**Written exercise:**
Copy out the listing that follows exactly, dropping every picture.

**Source data:**
-=-=-=-=-

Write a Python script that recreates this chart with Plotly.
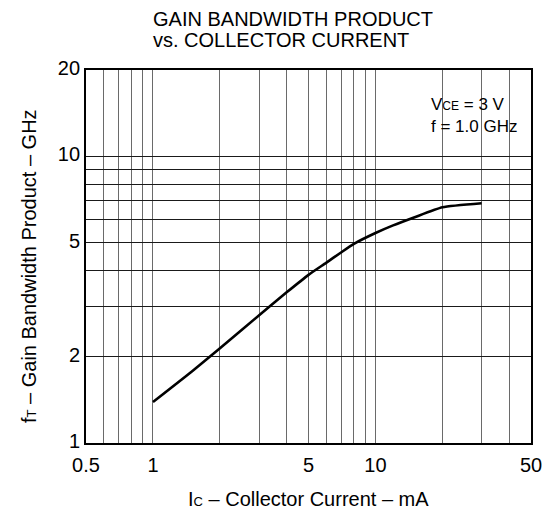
import plotly.graph_objects as go
import math

# Data
current_ma = [1, 1.5, 2, 3, 4, 5, 6, 7, 8, 10, 12, 15, 20, 30]
ft_ghz = [1.39, 1.78, 2.14, 2.79, 3.36, 3.86, 4.25, 4.62, 4.95, 5.40, 5.74, 6.13, 6.64, 6.86]

x_grid = [0.5, 0.6, 0.7, 0.8, 0.9, 1, 2, 3, 4, 5, 6, 7, 8, 9, 10, 20, 30, 40, 50]
x_labels = {0.5: "0.5", 1: "1", 5: "5", 10: "10", 50: "50"}
y_grid = [1, 2, 3, 4, 5, 6, 7, 8, 9, 10, 20]
y_labels = {1: "1", 2: "2", 5: "5", 10: "10", 20: "20"}

FONT = "Liberation Sans, Arial, sans-serif"

fig = go.Figure()
fig.add_trace(go.Scatter(
    x=current_ma, y=ft_ghz, mode="lines",
    line=dict(color="black", width=2.6, shape="spline", smoothing=0.5),
    showlegend=False, hoverinfo="skip",
))

fig.update_layout(
    width=543, height=510,
    margin=dict(l=86, r=12, t=70, b=67),
    paper_bgcolor="white", plot_bgcolor="white",
    font=dict(family=FONT, size=20, color="black"),
    xaxis=dict(
        type="log", range=[math.log10(0.5), math.log10(50)],
        tickmode="array", tickvals=x_grid,
        ticktext=[x_labels.get(v, "") for v in x_grid],
        showgrid=True, gridcolor="#6a6a6a", gridwidth=1,
        showline=True, linecolor="black", linewidth=1.8, mirror=True,
        ticks="", zeroline=False, tickfont=dict(size=20),
        ticklabelstandoff=3,
        automargin=False,
    ),
    yaxis=dict(
        type="log", range=[0, math.log10(20)],
        tickmode="array", tickvals=y_grid,
        ticktext=[y_labels.get(v, "") for v in y_grid],
        showgrid=True, gridcolor="#1a1a1a", gridwidth=1,
        showline=True, linecolor="black", linewidth=1.8, mirror=True,
        ticks="", zeroline=False, tickfont=dict(size=20),
        ticklabelshift=-2,
        automargin=False,
    ),
    annotations=[
        dict(text="GAIN BANDWIDTH PRODUCT", xref="paper", yref="paper",
             x=0.145, y=1.137, xanchor="left", yanchor="middle",
             showarrow=False, font=dict(size=20)),
        dict(text="vs. COLLECTOR CURRENT", xref="paper", yref="paper",
             x=0.145, y=1.080, xanchor="left", yanchor="middle",
             showarrow=False, font=dict(size=20)),
        dict(text="V<span style='font-size:12px'>CE</span> = 3 V<br>f = 1.0 GHz",
             xref="paper", yref="paper", x=0.77, y=0.877,
             xanchor="left", yanchor="middle", align="left",
             showarrow=False, font=dict(size=17)),
        dict(text="I<span style='font-size:13px'>C</span> – Collector Current – mA",
             xref="paper", yref="paper", x=0.5, y=-0.150,
             xanchor="center", yanchor="middle", showarrow=False,
             font=dict(size=20)),
        dict(text="f<span style='font-size:13px'>T</span> – Gain Bandwidth Product – GHz",
             xref="paper", yref="paper", x=-0.128, y=0.4745,
             xanchor="center", yanchor="middle", textangle=-90,
             showarrow=False, font=dict(size=20)),
    ],
)

fig.write_html("out.html")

-=-=-=-=-

**Answer to the problem:**
Write a Python script that recreates this chart with Plotly.
import plotly.graph_objects as go
import math

# Data
current_ma = [1, 1.5, 2, 3, 4, 5, 6, 7, 8, 10, 12, 15, 20, 30]
ft_ghz = [1.39, 1.78, 2.14, 2.79, 3.36, 3.86, 4.25, 4.62, 4.95, 5.40, 5.74, 6.13, 6.64, 6.86]

x_grid = [0.5, 0.6, 0.7, 0.8, 0.9, 1, 2, 3, 4, 5, 6, 7, 8, 9, 10, 20, 30, 40, 50]
x_labels = {0.5: "0.5", 1: "1", 5: "5", 10: "10", 50: "50"}
y_grid = [1, 2, 3, 4, 5, 6, 7, 8, 9, 10, 20]
y_labels = {1: "1", 2: "2", 5: "5", 10: "10", 20: "20"}

FONT = "Liberation Sans, Arial, sans-serif"

fig = go.Figure()
fig.add_trace(go.Scatter(
    x=current_ma, y=ft_ghz, mode="lines",
    line=dict(color="black", width=2.6, shape="spline", smoothing=0.5),
    showlegend=False, hoverinfo="skip",
))

fig.update_layout(
    width=543, height=510,
    margin=dict(l=86, r=12, t=70, b=67),
    paper_bgcolor="white", plot_bgcolor="white",
    font=dict(family=FONT, size=20, color="black"),
    xaxis=dict(
        type="log", range=[math.log10(0.5), math.log10(50)],
        tickmode="array", tickvals=x_grid,
        ticktext=[x_labels.get(v, "") for v in x_grid],
        showgrid=True, gridcolor="#6a6a6a", gridwidth=1,
        showline=True, linecolor="black", linewidth=1.8, mirror=True,
        ticks="", zeroline=False, tickfont=dict(size=20),
        ticklabelstandoff=3,
        automargin=False,
    ),
    yaxis=dict(
        type="log", range=[0, math.log10(20)],
        tickmode="array", tickvals=y_grid,
        ticktext=[y_labels.get(v, "") for v in y_grid],
        showgrid=True, gridcolor="#1a1a1a", gridwidth=1,
        showline=True, linecolor="black", linewidth=1.8, mirror=True,
        ticks="", zeroline=False, tickfont=dict(size=20),
        ticklabelshift=-2,
        automargin=False,
    ),
    annotations=[
        dict(text="GAIN BANDWIDTH PRODUCT", xref="paper", yref="paper",
             x=0.145, y=1.137, xanchor="left", yanchor="middle",
             showarrow=False, font=dict(size=20)),
        dict(text="vs. COLLECTOR CURRENT", xref="paper", yref="paper",
             x=0.145, y=1.080, xanchor="left", yanchor="middle",
             showarrow=False, font=dict(size=20)),
        dict(text="V<span style='font-size:12px'>CE</span> = 3 V<br>f = 1.0 GHz",
             xref="paper", yref="paper", x=0.77, y=0.877,
             xanchor="left", yanchor="middle", align="left",
             showarrow=False, font=dict(size=17)),
        dict(text="I<span style='font-size:13px'>C</span> – Collector Current – mA",
             xref="paper", yref="paper", x=0.5, y=-0.150,
             xanchor="center", yanchor="middle", showarrow=False,
             font=dict(size=20)),
        dict(text="f<span style='font-size:13px'>T</span> – Gain Bandwidth Product – GHz",
             xref="paper", yref="paper", x=-0.128, y=0.4745,
             xanchor="center", yanchor="middle", textangle=-90,
             showarrow=False, font=dict(size=20)),
    ],
)

fig.write_html("out.html")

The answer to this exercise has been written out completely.